## Set task
Quote, please, the line with "Recreate this image", the line with "midAngle.push((acc + v", and every line between them, exactly and with nothing else.

## Excerpted records
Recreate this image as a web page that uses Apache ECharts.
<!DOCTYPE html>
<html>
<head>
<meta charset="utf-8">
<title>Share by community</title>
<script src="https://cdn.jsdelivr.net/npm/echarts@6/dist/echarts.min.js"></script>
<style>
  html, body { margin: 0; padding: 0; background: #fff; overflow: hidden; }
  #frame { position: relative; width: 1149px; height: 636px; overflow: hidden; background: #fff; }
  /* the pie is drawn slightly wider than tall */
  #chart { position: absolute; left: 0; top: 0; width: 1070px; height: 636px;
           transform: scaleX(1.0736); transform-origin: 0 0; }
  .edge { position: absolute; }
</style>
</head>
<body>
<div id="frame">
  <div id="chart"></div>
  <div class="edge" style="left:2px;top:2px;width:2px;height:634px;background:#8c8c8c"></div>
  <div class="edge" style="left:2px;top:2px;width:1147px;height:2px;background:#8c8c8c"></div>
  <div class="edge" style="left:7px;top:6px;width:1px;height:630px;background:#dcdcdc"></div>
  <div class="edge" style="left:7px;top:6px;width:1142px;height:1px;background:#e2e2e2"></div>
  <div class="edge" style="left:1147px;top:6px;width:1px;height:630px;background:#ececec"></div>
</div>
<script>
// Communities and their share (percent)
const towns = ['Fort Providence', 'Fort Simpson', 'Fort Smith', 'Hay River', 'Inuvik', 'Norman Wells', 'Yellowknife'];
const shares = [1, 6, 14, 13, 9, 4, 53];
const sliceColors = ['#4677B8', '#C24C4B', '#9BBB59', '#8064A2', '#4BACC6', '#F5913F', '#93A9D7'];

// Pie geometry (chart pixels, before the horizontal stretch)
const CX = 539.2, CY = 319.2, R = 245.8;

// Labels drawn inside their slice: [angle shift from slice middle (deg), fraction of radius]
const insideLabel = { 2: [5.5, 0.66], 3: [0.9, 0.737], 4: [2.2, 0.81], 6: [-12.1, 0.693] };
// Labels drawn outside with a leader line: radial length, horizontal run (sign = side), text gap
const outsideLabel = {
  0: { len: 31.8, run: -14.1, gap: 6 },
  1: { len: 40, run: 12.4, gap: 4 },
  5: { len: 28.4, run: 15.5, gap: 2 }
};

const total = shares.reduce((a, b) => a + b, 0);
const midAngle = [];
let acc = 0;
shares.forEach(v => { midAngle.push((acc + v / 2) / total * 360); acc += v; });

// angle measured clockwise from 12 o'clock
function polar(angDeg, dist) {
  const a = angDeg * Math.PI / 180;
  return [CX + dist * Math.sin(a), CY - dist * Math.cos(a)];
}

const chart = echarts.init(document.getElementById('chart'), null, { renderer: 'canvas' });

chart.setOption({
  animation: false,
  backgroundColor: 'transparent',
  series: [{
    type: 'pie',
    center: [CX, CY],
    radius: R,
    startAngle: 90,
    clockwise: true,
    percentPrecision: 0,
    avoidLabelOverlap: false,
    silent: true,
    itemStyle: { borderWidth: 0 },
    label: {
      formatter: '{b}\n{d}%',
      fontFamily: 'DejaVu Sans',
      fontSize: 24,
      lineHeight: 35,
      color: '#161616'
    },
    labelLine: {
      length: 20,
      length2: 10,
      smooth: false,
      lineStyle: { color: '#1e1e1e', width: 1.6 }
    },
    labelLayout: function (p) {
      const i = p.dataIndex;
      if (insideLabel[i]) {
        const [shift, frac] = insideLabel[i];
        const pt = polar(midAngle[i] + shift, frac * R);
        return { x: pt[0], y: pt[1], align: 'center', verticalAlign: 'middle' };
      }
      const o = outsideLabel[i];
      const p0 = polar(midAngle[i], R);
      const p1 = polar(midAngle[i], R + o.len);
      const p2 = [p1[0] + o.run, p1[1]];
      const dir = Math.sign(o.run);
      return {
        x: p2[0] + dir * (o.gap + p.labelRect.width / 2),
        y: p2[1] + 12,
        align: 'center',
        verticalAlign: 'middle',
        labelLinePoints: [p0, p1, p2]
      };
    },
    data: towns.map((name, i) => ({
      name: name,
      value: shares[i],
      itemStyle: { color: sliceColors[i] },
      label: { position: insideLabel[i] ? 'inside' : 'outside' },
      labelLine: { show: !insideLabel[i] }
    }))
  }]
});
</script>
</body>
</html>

* * *

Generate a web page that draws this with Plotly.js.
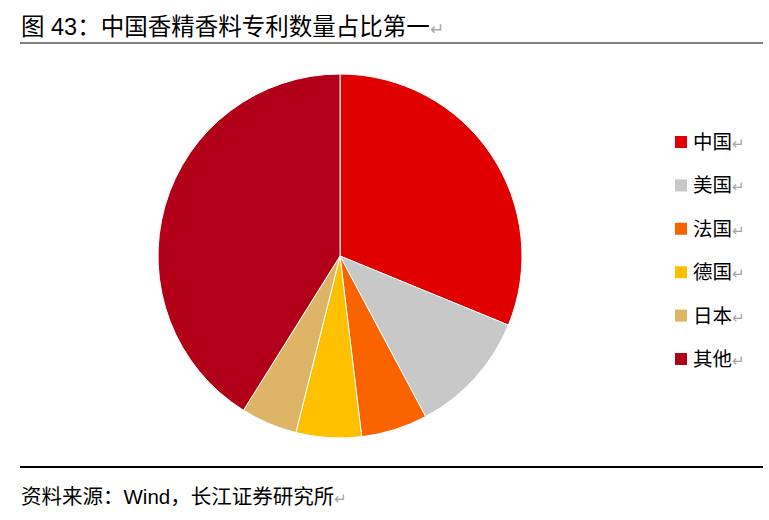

## Output
Recreate this image as a web page that uses Apache ECharts.
<!DOCTYPE html>
<html>
<head>
<meta charset="utf-8">
<title>Share by community</title>
<script src="https://cdn.jsdelivr.net/npm/echarts@6/dist/echarts.min.js"></script>
<style>
  html, body { margin: 0; padding: 0; background: #fff; overflow: hidden; }
  #frame { position: relative; width: 1149px; height: 636px; overflow: hidden; background: #fff; }
  /* the pie is drawn slightly wider than tall */
  #chart { position: absolute; left: 0; top: 0; width: 1070px; height: 636px;
           transform: scaleX(1.0736); transform-origin: 0 0; }
  .edge { position: absolute; }
</style>
</head>
<body>
<div id="frame">
  <div id="chart"></div>
  <div class="edge" style="left:2px;top:2px;width:2px;height:634px;background:#8c8c8c"></div>
  <div class="edge" style="left:2px;top:2px;width:1147px;height:2px;background:#8c8c8c"></div>
  <div class="edge" style="left:7px;top:6px;width:1px;height:630px;background:#dcdcdc"></div>
  <div class="edge" style="left:7px;top:6px;width:1142px;height:1px;background:#e2e2e2"></div>
  <div class="edge" style="left:1147px;top:6px;width:1px;height:630px;background:#ececec"></div>
</div>
<script>
// Communities and their share (percent)
const towns = ['Fort Providence', 'Fort Simpson', 'Fort Smith', 'Hay River', 'Inuvik', 'Norman Wells', 'Yellowknife'];
const shares = [1, 6, 14, 13, 9, 4, 53];
const sliceColors = ['#4677B8', '#C24C4B', '#9BBB59', '#8064A2', '#4BACC6', '#F5913F', '#93A9D7'];

// Pie geometry (chart pixels, before the horizontal stretch)
const CX = 539.2, CY = 319.2, R = 245.8;

// Labels drawn inside their slice: [angle shift from slice middle (deg), fraction of radius]
const insideLabel = { 2: [5.5, 0.66], 3: [0.9, 0.737], 4: [2.2, 0.81], 6: [-12.1, 0.693] };
// Labels drawn outside with a leader line: radial length, horizontal run (sign = side), text gap
const outsideLabel = {
  0: { len: 31.8, run: -14.1, gap: 6 },
  1: { len: 40, run: 12.4, gap: 4 },
  5: { len: 28.4, run: 15.5, gap: 2 }
};

const total = shares.reduce((a, b) => a + b, 0);
const midAngle = [];
let acc = 0;
shares.forEach(v => { midAngle.push((acc + v / 2) / total * 360); acc += v; });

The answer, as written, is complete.